TAINESI IN SUDAMARICA

Antonio Costalonga e la moglie Ines Bielli vivono da 45 anni in Brasile. Per loro non è stata però una avventura da pionieri, non hanno dovuto aprirsi la strada nella foresta, hanno dovuto comunque lottare e faticare per dare a se stessi e ai propri figli una vita agiata.
Antonio si è trasferito a Mogi das Cruzes, cittadina nei pressi di San Paolo, per lavorare in una fabbrica di macchine da cucire negli anni ’50. Il Brasile aveva bisogno delle conoscenze tecniche degli europei e diversi furono gli italiani che negli anni del dopoguerra installarono fabbriche in questo paese. Antonio aveva in precedenza lavorato in SIAI e in una ditta di Oponne che produceva aghi.
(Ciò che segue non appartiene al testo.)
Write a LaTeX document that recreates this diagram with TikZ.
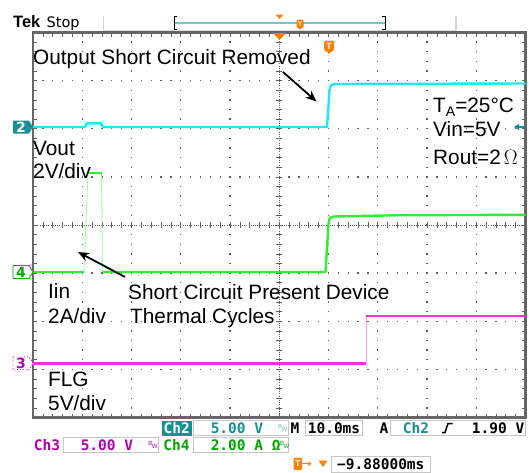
\documentclass[tikz,border=0pt]{standalone}
\usepackage{fontspec}
\setmainfont{Liberation Sans}
\newfontfamily\tekfont{DejaVu Sans Mono}
\newfontfamily\tagfont{DejaVu Sans}
\usetikzlibrary{arrows.meta}

\definecolor{chtwo}{RGB}{30,232,250}
\definecolor{chtwodark}{RGB}{20,145,150}
\definecolor{chtwobar}{RGB}{110,200,200}
\definecolor{chfour}{RGB}{50,238,50}
\definecolor{chfourlight}{RGB}{150,255,150}
\definecolor{chfourdark}{RGB}{0,165,0}
\definecolor{chthree}{RGB}{255,45,215}
\definecolor{chthreelight}{RGB}{255,160,240}
\definecolor{chthreedark}{RGB}{175,0,175}
\definecolor{tekorange}{RGB}{255,125,0}
\definecolor{gridgray}{RGB}{95,95,95}

% graticule corners and divisions
\def\xa{33}
\def\xb{525.5}
\def\ya{32.5}
\def\yb{417.5}
\def\divx{49.25}
\def\divy{48.125}

\begin{document}
\begin{tikzpicture}[x=1pt,y=-1pt,
  note/.style={font=\fontsize{20.8}{25}\selectfont, anchor=base west, inner sep=0pt},
  tek/.style={font=\tekfont\bfseries\fontsize{14.5}{14.5}\selectfont, inner sep=0pt},
  readout/.style={draw=gray!45, line width=0.9pt, inner sep=0pt, minimum height=15pt},
  bwmark/.style={font=\fontsize{6}{6}\selectfont, inner sep=0pt},
  tag/.style={font=\tagfont\bfseries\fontsize{14}{14}\selectfont, inner sep=0pt},
  trace/.style={line width=2.4pt, line join=round},
  edge/.style={line width=0.8pt},
  tick/.style={gridgray, line width=0.7pt},
  callout/.style={line width=1.8pt, -{Stealth[length=11pt,width=9pt]}}]

\useasboundingbox (0,0) rectangle (529,472);
\fill[white] (0,0) rectangle (529,472);

% top status bar
\node[font=\bfseries\fontsize{16.5}{16.5}\selectfont, anchor=base west, inner sep=0pt] (tek) at (13,27.3) {Tek};
\node[font=\tagfont\fontsize{14.5}{14.5}\selectfont, anchor=base west, inner sep=0pt] (stop) at (46.5,27.3) {Stop};
\draw[gray!35, line width=1.5pt] (103.3,15.7) -- (103.3,30) (456,15.7) -- (456,30);
\draw[gray!30, line width=1pt] (103.3,30) -- (456,30);
\draw[chtwobar, line width=1.6pt] (174,22.7) -- (385,22.7);
\draw[line width=1pt] (177,16.5) -- (174,16.5) -- (174,29.3) -- (177,29.3);
\draw[line width=1pt] (382,16.5) -- (385,16.5) -- (385,29.3) -- (382,29.3);
\fill[tekorange] (275.5,14.5) -- (283.5,14.5) -- (279.5,19) -- cycle;
\fill[tekorange, rounded corners=1.2pt] (296.5,19.5) rectangle (303.5,27.5);
\fill[tekorange] (296.5,27) -- (303.5,27) -- (300,29.5) -- cycle;
\node[font=\bfseries\fontsize{6.5}{6.5}\selectfont, text=white, inner sep=0pt] (barT) at (300,23.8) {T};

% graticule dots
\foreach \i in {1,2,3,4,6,7,8,9}
  \foreach \j in {1,...,39}
    \fill[gridgray] ({\xa+\i*\divx-0.65},{\ya+\j*\divy/5-0.65}) rectangle +(1.3,1.3);
\foreach \i in {1,2,3,5,6,7}
  \foreach \j in {1,...,49}
    \fill[gridgray] ({\xa+\j*\divx/5-0.65},{\ya+\i*\divy-0.65}) rectangle +(1.3,1.3);

% centre lines and border ticks
\draw[gridgray, line width=0.8pt, dash pattern=on 1pt off 1.2pt] (\xa,225) -- (\xb,225);
\draw[gridgray, line width=0.8pt, dash pattern=on 1pt off 1.2pt] (279.25,\ya) -- (279.25,\yb);
\foreach \j in {1,...,49} {
  \draw[tick] ({\xa+\j*\divx/5},\ya) -- ++(0,4);
  \draw[tick] ({\xa+\j*\divx/5},\yb) -- ++(0,-4);
  \draw[tick] ({\xa+\j*\divx/5},222) -- ++(0,6);
}
\foreach \j in {1,...,39} {
  \draw[tick] (\xa,{\ya+\j*\divy/5}) -- ++(4,0);
  \draw[tick] (\xb,{\ya+\j*\divy/5}) -- ++(-4,0);
  \draw[tick] (276.25,{\ya+\j*\divy/5}) -- ++(6,0);
}
\draw[gray!80!black, line width=2.2pt] (\xa,\ya) rectangle (\xb,\yb);

% trigger position marks
\fill[tekorange] (273,33) -- (286,33) -- (279.5,40) -- cycle;
\fill[tekorange, rounded corners=1.5pt] (324,40.5) rectangle (334,50.5);
\fill[tekorange] (324,50) -- (334,50) -- (329,53.5) -- cycle;
\node[font=\bfseries\fontsize{9}{9}\selectfont, text=white, inner sep=0pt] (plotT) at (329,46) {T};

% Ch2 output voltage
\draw[trace, chtwo] (\xa,127) -- (85,127) -- (87,123.3) -- (101,123.3) -- (103,127) -- (327,127)
  -- (329.5,91) .. controls (330.5,85) .. (335,84) -- (\xb,83.5);
% Ch4 input current
\draw[trace, chfour] (\xa,272) -- (84,272);
\draw[edge, chfourlight] (84,272) -- (88,172.7) (101.5,172.7) -- (102.5,272);
\draw[trace, chfour] (88,172.7) -- (101.5,172.7);
\draw[trace, chfour] (102.5,272) -- (325.5,272) -- (328.5,224) .. controls (329.5,217.5) .. (334,216.5)
  -- (400,215.2) -- (\xb,214.8);
% Ch3 flag
\draw[trace, chthree] (\xa,363.3) -- (366,363.3);
\draw[edge, chthreelight] (366,363.3) -- (366,316);
\draw[trace, chthree] (366,316) -- (\xb,316);

% channel ground markers
\fill[chtwodark] (13,120.5) -- (29,120.5) -- (33,127) -- (29,133.5) -- (13,133.5) -- cycle;
\node[tag, text=white] (marktwo) at (21,127.3) {2};
\draw[chfourdark, fill=white, line width=0.8pt] (13,265.5) -- (29,265.5) -- (33,272) -- (29,278.5) -- (13,278.5) -- cycle;
\node[tag, text=chfourdark] (markfour) at (21,272.3) {4};
\draw[chthreedark, fill=white, line width=0.8pt, dotted] (13,357) -- (29,357) -- (33,363.3) -- (29,369.6) -- (13,369.6) -- cycle;
\node[tag, text=chthreedark] (markthree) at (21,363.6) {3};
\draw[chtwodark, line width=1.2pt, -{Triangle[length=5pt,width=6pt]}] (525,127) -- (514,127);

% annotations
\node[note] (removed) at (33,64) {Output Short Circuit Removed};
\node[note] (tempnote) at (433,112.7) {T\raisebox{-4pt}{\fontsize{14}{14}\selectfont A}=25°C};
\node[note] (vinnote) at (433,136.7) {Vin=5V};
\node[note] (routnote) at (433,164) {Rout=2\kern3pt$\Omega$};
\node[note] (vout) at (33,155) {Vout};
\node[note] (voutdiv) at (33,178.5) {2V/div};
\node[note] (iin) at (48,298.5) {Iin};
\node[note] (iindiv) at (48,323.5) {2A/div};
\node[note] (present) at (128,299) {Short Circuit Present Device};
\node[note] (cycles) at (130,323.5) {Thermal Cycles};
\node[note] (flg) at (48,386.7) {FLG};
\node[note] (flgdiv) at (48,410) {5V/div};

\coordinate (remtail) at (283,72);
\coordinate (remtip) at (316.5,101.5);
\coordinate (cyctail) at (125,277);
\coordinate (cyctip) at (78,252);
\draw[callout] (remtail) -- (remtip);
\draw[callout] (cyctail) -- (cyctip);

% readout panel, first row
\node[fill=chtwodark, minimum width=30pt, minimum height=15pt, inner sep=0pt] (chtwotag) at (176.7,428.3) {};
\node[tek, text=white] (chtwotagtext) at (chtwotag) {Ch2};
\node[readout, minimum width=95pt] (scaletwo) at (240.8,428.3) {};
\node[tek, text=chtwodark, anchor=west] (scaletwotext) at ([xshift=17.7pt]scaletwo.west) {5.00 V};
\node[bwmark, text=chtwodark!60] (bwtwo) at ([xshift=-6pt]scaletwo.east) {\raisebox{3pt}{B}\kern-0.5pt W};
\node[tek] (mlabel) at (295,428.3) {M};
\node[readout, minimum width=57.4pt] (timebase) at (334,428.3) {};
\node[tek] (timetext) at (timebase) {10.0ms};
\node[tek] (alabel) at (384,428.3) {A};
\node[readout, minimum width=134.8pt] (trigbox) at (458.1,428.3) {};
\node[tek, text=chtwodark, anchor=west] (trigsrc) at ([xshift=12.5pt]trigbox.west) {Ch2};
\draw[line width=1.5pt] (442,432.5) -- (445,432.5) -- (448,423.5) -- (452.5,423.5);
\node[tek, anchor=east] (triglevel) at ([xshift=-1.5pt]trigbox.east) {1.90 V};

% readout panel, second row
\node[tek, text=chthreedark] (chthreetag) at (47,445.3) {Ch3};
\node[readout, minimum width=95.2pt] (scalethree) at (111,445.3) {};
\node[tek, text=chthreedark, anchor=west] (scalethreetext) at ([xshift=17.6pt]scalethree.west) {5.00 V};
\node[bwmark, text=chthreedark] (bwthree) at ([xshift=-6pt]scalethree.east) {\raisebox{3pt}{B}\kern-0.5pt W};
\node[tek, text=chfourdark] (chfourtag) at (176.5,445.3) {Ch4};
\node[readout, minimum width=95pt] (scalefour) at (240.8,445.3) {};
\node[tek, text=chfourdark, anchor=west] (scalefourtext) at ([xshift=17.7pt]scalefour.west) {2.00 A Ω};
\node[bwmark, text=chfourdark] (bwfour) at ([xshift=-4pt]scalefour.east) {\raisebox{3pt}{B}\kern-0.5pt W};

% readout panel, third row
\node[fill=tekorange, minimum width=8.5pt, minimum height=12pt, inner sep=0pt, rounded corners=1pt] (poststag) at (297.8,463.8) {};
\node[font=\bfseries\fontsize{9}{9}\selectfont, text=white, inner sep=0pt] (postT) at (poststag) {T};
\draw[tekorange, line width=1pt, -{Triangle[length=3.5pt,width=4pt]}] (poststag.east) -- ++(9.5,0);
\fill[tekorange] (318.5,460.5) -- (327.5,460.5) -- (323,467) -- cycle;
\node[readout, minimum width=98.4pt, minimum height=16pt] (posbox) at (380.8,464) {};
\node[tek] (postext) at (posbox) {−9.88000ms};

\end{tikzpicture}
\end{document}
Abile disegnatore e progettista meccanico dalla fabbrica di macchine da cucire passò ad una di apparecchiature elettriche per la quale, ancora oggi già in pensione, presta il proprio lavoro di consulente.
Antonio e Ines hanno mantenuto stretti legami con Taino. Nonostante che la loro vita con figli e nipoti si svolga in Brasile, regolarmente ogni due o tre anni tornano a far visita a parenti e amici soggiornando nella casa che fu dei loro avi al Campel.